Find a nonsingular matrix $C$ such that $C^{-1}AC$ is a diagonal matrix. $$ A=\begin{pmatrix} 1 & 0 \\ 1 & 3 \\ \end{pmatrix} $$
I have found the eigenvalues to be 1 and 3. I also tried solving it by taking $C=\begin{pmatrix} a & b \\ c & d \\ \end{pmatrix}$ and I got nowhere. What is the correct method for finding such $C$ in general?
Thank you in advance
On
The method you tried is (the) a correct one. You find the eigenvalues and you put them in a diagonal matrix $D$. You write $C$ as you did, you find $C^{-1}$ via Cramer's rule (for example) and you solve the system $CAC^{-1} = D$.
You may have a calculation wrong. Here you have a link to the solution of your problem. I'll try to give a more developed answer in a moment.
In more detail, you have:
$C = \begin{pmatrix} a&b\\ c&d \end{pmatrix}$, thus $C^{-1}= \frac{1}{ad-cb} \begin{pmatrix} d&-b\\ -c&a\end{pmatrix}$ (in virtue of this).
As the eigenvalues are $1$ and $3$, we may write:
$D = \begin{pmatrix} 1&0\\ 0&3 \end{pmatrix}$.
Thus, solving the system (recall that this would not be possible if the matrix didn't diagonalize):
$\begin{pmatrix} a&b\\ c&d \end{pmatrix} \begin{pmatrix} 1&0\\ 1&3 \end{pmatrix}\begin{pmatrix} d&-b\\ -c&a\end{pmatrix} = (ad-cb) \begin{pmatrix} 1&0\\ 0&3 \end{pmatrix}$
which is a system (I think it's even linear) of four equations and four variables and should be solvable. You shall find $a=-2$, $b=0$, $c=d=1$, that is:
$C = \begin{pmatrix} -2&0\\ 1&1 \end{pmatrix}$.
On
Check that $\;\binom{-2}1\;,\;\;\binom01\;$ are eigenvectors belonging to the eigenvalues $\;1,3\;$ resp., and form the matrix
$$C:=\begin{pmatrix}\!\!\!-2&0\\1&1\end{pmatrix}$$
Check now that $\;C^{-1}AC\;$ is diagonal
On
Now that you have the eigenvalues, find the eigenvectors.
$A\xi_1=1\xi_1 \implies \xi_1 = (-2,1)^T$
$A\xi_3=3\xi_3 \implies \xi_3 = (0,1)^T$
Since you have distinct eigenvalues, these eigenvectors will be linearly independent. Consider the matrix $C$ where the columns are the eigenvectors. $C$ is non-singular since the columns are linearly independent. Then $C^{-1} A C$ is diagonal.
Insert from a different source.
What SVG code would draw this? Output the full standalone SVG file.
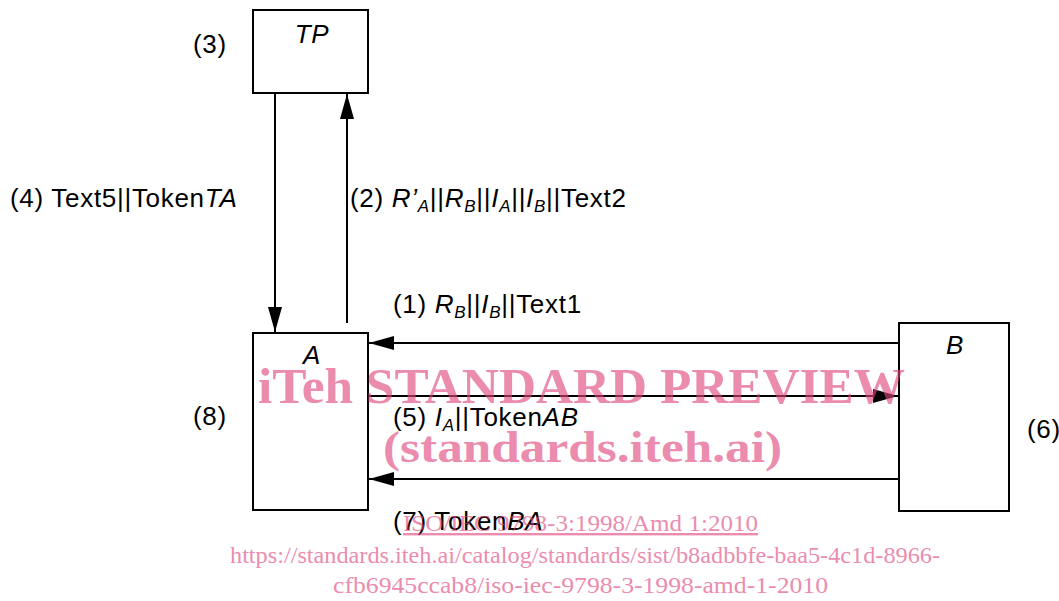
<svg xmlns="http://www.w3.org/2000/svg" width="1059" height="601" viewBox="0 0 1059 601">
<style>
  .box { fill: #fff; stroke: #000; stroke-width: 2; }
  .ln { stroke: #000; stroke-width: 2; fill: none; }
  .t { font-family: "Liberation Sans", Arial, sans-serif; font-size: 26px; letter-spacing: 0.7px; fill: #000; }
  .i { font-style: italic; }
  .s { font-size: 17px; font-style: italic; }
  .wm { font-family: "Liberation Serif", "Times New Roman", serif; fill: #e0467e; opacity: 0.62; }
  .wb { font-weight: bold; }
</style>
<defs>
  <marker id="ah" viewBox="0 0 25 14" refX="25" refY="7" markerWidth="25" markerHeight="14" markerUnits="userSpaceOnUse" orient="auto">
    <path d="M0,0 L25,7 L0,14 Z" fill="#000"/>
  </marker>
</defs>
<rect width="1059" height="601" fill="#fff"/>

<g id="TP">
  <rect class="box" x="253" y="10" width="115" height="83"/>
  <text class="t i" x="312" y="43" text-anchor="middle">TP</text>
</g>
<g id="A">
  <rect class="box" x="253" y="333" width="115" height="177"/>
  <text class="t i" x="312" y="364" text-anchor="middle">A</text>
</g>
<g id="B">
  <rect class="box" x="899" y="323" width="110" height="188"/>
  <text class="t i" x="955" y="354" text-anchor="middle">B</text>
</g>

<g id="side-labels">
  <text class="t" x="193" y="53">(3)</text>
  <text class="t" x="193" y="425">(8)</text>
  <text class="t" x="1027" y="438">(6)</text>
</g>

<g id="connectors">
  <line class="ln" x1="275" y1="93" x2="275" y2="332" marker-end="url(#ah)"/>
  <line class="ln" x1="347" y1="323" x2="347" y2="94" marker-end="url(#ah)"/>
  <line class="ln" x1="899" y1="343" x2="369" y2="343" marker-end="url(#ah)"/>
  <line class="ln" x1="368" y1="396" x2="898" y2="396" marker-end="url(#ah)"/>
  <line class="ln" x1="899" y1="479" x2="369" y2="479" marker-end="url(#ah)"/>
</g>

<g id="connector-labels">
  <text class="t" x="10" y="207">(4) Text5||Token<tspan class="i">TA</tspan></text>
  <text class="t" x="350" y="207">(2) <tspan class="i">R’</tspan><tspan class="s" dy="5">A</tspan><tspan dy="-5">||</tspan><tspan class="i">R</tspan><tspan class="s" dy="5">B</tspan><tspan dy="-5">||</tspan><tspan class="i">I</tspan><tspan class="s" dy="5">A</tspan><tspan dy="-5">||</tspan><tspan class="i">I</tspan><tspan class="s" dy="5">B</tspan><tspan dy="-5">||Text2</tspan></text>
  <text class="t" x="393" y="313">(1) <tspan class="i">R</tspan><tspan class="s" dy="5">B</tspan><tspan dy="-5">||</tspan><tspan class="i">I</tspan><tspan class="s" dy="5">B</tspan><tspan dy="-5">||Text1</tspan></text>
  <text class="t" x="393" y="426">(5) <tspan class="i">I</tspan><tspan class="s" dy="5">A</tspan><tspan dy="-5">||Token</tspan><tspan class="i">AB</tspan></text>
  <text class="t" x="393" y="530">(7) Token<tspan class="i">BA</tspan></text>
</g>

<g id="watermark">
  <text class="wm wb" x="258" y="403" font-size="50" textLength="647" lengthAdjust="spacingAndGlyphs">iTeh STANDARD PREVIEW</text>
  <text class="wm wb" x="383" y="462" font-size="44" textLength="399" lengthAdjust="spacingAndGlyphs">(standards.iteh.ai)</text>
  <text class="wm" x="403" y="531" font-size="24" text-decoration="underline" textLength="355" lengthAdjust="spacingAndGlyphs">ISO/IEC 9798-3:1998/Amd 1:2010</text>
  <text class="wm" x="230" y="563" font-size="24" textLength="710" lengthAdjust="spacingAndGlyphs">https://standards.iteh.ai/catalog/standards/sist/b8adbbfe-baa5-4c1d-8966-</text>
  <text class="wm" x="333" y="593" font-size="24" textLength="495" lengthAdjust="spacingAndGlyphs">cfb6945ccab8/iso-iec-9798-3-1998-amd-1-2010</text>
</g>
</svg>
To diagonalize a matrix, we find a matrix consisting of the eigenvectors of the matrix we wish to diagonalize.
To find the eigenvectors, we must find vectors in the kernel of $A-\lambda I$ where $\lambda$ is an eigenvalue.
In this case it means we need vectors in the kernels of
$$ \begin{bmatrix} 0&0\\ 1&2 \end{bmatrix}\text{ and } \begin{bmatrix} -2 & 0\\ 1 & 0 \end{bmatrix}. $$
For instance, we may take the vectors $\langle 2,-1\rangle$ and $\langle 0,1\rangle$ which we see to be in each kernel. We then put the eigenvectors into a matrix $\left( \begin{array}{cc} 2 & 0 \\ -1 & 1 \\ \end{array} \right)$, which, along with its inverse will serve to diagonalize the matrix.
$$\left( \begin{array}{cc} 1/2 & 0 \\ 1/2 & 1 \\ \end{array} \right)\left( \begin{array}{cc} 1 & 0 \\ 1 & 3 \\ \end{array} \right)\left( \begin{array}{cc} 2 & 0 \\ -1 & 1 \\ \end{array} \right)=\left( \begin{array}{cc} 1 & 0 \\ 0 & 3 \\ \end{array} \right)$$
This all works because we are simply putting our original matrix into the basis consisting of its eigenvectors and we know exactly how the matrix behaves with respect to this basis.